Report how many lines of the listing below include the word "this". Give nothing but the number.

▸ EXERCISE MATERIALS
####################
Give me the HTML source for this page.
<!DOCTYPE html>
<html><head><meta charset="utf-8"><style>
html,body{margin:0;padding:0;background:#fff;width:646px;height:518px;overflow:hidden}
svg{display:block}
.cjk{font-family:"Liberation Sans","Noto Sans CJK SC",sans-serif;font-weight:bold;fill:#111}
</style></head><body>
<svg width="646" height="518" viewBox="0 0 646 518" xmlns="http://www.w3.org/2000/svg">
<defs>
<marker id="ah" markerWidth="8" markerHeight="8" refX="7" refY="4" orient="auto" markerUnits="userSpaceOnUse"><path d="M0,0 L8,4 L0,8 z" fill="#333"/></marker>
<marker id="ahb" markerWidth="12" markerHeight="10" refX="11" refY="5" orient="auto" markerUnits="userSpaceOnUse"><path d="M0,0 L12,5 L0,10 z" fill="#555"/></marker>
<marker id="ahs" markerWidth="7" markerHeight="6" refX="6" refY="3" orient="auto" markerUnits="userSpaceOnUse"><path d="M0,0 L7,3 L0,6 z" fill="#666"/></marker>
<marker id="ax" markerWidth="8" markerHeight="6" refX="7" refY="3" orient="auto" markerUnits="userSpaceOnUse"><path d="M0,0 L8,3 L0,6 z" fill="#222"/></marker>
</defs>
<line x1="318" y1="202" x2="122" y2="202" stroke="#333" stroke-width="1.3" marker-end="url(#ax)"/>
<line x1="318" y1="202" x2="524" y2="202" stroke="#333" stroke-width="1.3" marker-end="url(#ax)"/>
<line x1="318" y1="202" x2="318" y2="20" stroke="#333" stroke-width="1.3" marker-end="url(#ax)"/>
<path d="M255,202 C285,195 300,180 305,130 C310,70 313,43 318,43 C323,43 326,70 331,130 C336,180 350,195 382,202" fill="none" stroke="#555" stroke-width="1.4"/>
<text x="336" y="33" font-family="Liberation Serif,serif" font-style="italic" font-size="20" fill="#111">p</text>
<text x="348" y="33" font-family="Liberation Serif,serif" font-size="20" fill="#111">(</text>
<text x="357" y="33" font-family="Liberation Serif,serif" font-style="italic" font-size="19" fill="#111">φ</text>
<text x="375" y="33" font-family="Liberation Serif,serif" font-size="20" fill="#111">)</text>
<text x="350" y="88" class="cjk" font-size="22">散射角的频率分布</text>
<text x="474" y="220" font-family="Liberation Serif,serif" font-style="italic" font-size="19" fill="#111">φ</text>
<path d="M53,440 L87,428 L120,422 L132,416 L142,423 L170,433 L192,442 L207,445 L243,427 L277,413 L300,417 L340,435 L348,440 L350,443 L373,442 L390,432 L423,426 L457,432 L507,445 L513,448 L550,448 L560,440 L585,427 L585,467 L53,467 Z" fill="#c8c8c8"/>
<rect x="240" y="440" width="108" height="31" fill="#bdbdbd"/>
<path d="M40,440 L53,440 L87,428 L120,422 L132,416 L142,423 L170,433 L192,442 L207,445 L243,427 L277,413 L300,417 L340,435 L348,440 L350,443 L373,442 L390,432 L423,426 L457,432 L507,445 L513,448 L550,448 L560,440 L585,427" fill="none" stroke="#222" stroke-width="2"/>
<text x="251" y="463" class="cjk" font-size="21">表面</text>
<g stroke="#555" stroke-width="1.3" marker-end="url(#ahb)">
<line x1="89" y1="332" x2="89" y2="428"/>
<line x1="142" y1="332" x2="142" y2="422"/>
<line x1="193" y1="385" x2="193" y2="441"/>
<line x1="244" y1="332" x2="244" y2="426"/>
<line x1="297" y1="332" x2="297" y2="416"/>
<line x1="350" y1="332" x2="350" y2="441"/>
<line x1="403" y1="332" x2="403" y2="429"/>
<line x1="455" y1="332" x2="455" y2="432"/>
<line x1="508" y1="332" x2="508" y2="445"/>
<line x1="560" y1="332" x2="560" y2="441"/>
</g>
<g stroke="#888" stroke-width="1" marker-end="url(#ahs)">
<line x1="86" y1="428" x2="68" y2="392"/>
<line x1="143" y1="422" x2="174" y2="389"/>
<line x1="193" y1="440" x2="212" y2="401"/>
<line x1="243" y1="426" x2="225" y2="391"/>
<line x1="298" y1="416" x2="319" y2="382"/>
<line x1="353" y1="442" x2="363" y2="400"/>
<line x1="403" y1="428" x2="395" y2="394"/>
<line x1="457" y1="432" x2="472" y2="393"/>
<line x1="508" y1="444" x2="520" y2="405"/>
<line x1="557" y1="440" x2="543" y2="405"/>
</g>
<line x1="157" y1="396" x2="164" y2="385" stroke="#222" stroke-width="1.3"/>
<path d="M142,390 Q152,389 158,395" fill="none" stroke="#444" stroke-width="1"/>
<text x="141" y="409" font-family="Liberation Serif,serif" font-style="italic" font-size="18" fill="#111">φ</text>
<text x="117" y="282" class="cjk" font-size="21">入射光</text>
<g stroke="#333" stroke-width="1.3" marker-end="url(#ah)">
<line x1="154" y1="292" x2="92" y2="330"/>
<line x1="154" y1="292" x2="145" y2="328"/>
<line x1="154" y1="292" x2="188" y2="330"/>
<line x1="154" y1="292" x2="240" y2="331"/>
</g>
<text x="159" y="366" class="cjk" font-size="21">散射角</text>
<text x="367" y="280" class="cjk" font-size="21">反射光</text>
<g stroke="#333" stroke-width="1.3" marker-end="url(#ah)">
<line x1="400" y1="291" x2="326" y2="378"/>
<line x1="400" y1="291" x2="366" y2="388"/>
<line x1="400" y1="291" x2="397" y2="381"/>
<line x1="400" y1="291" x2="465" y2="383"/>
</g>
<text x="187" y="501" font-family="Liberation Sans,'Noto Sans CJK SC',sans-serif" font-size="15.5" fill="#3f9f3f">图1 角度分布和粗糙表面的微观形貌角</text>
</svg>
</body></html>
####################
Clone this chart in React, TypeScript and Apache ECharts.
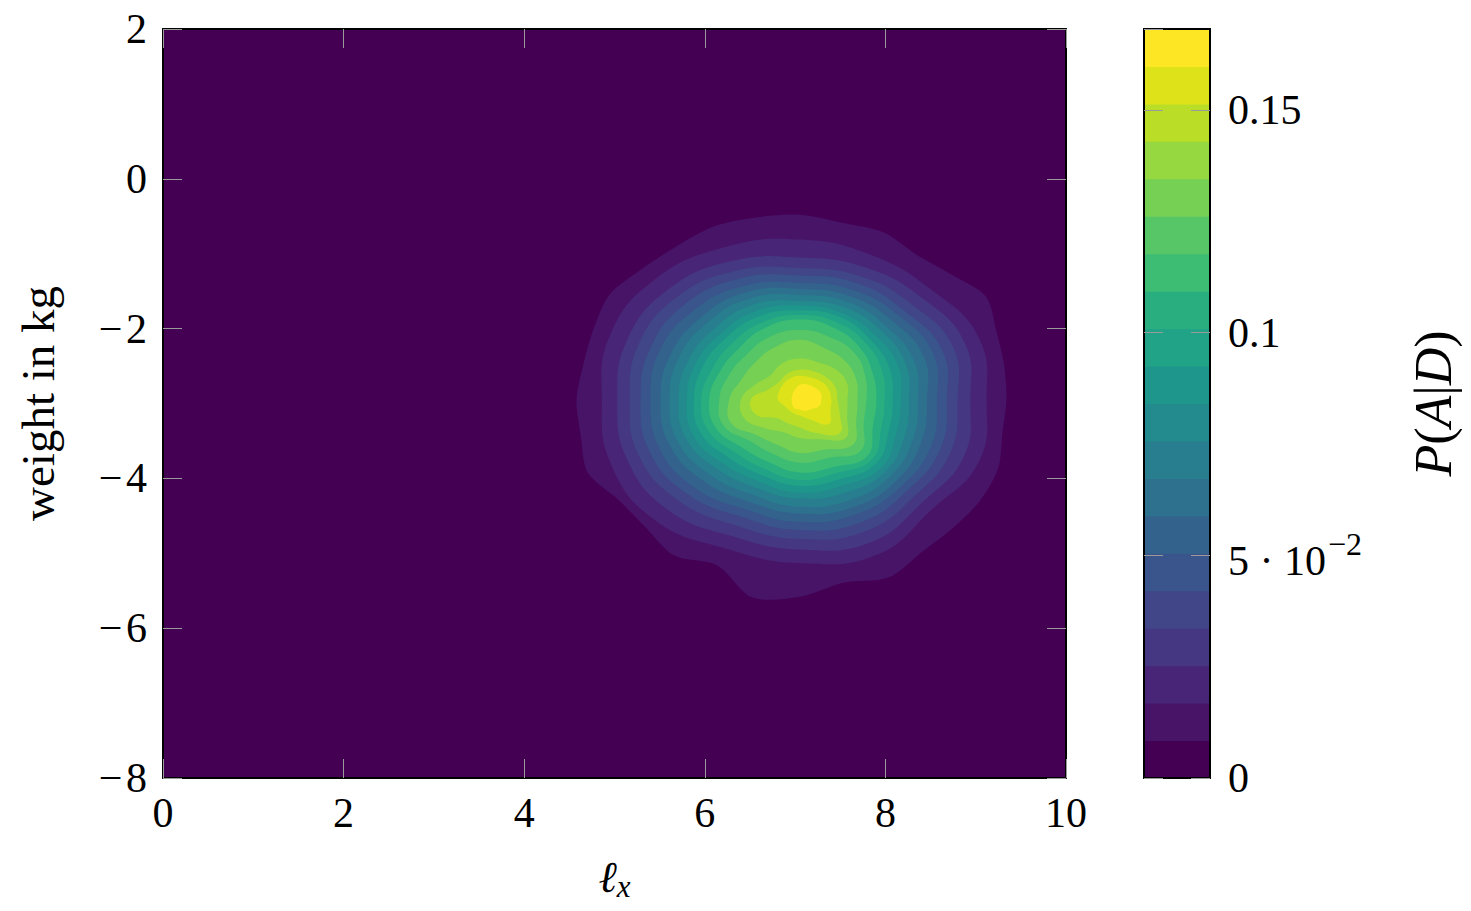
####################
▸ THE COMPLETED TASK
2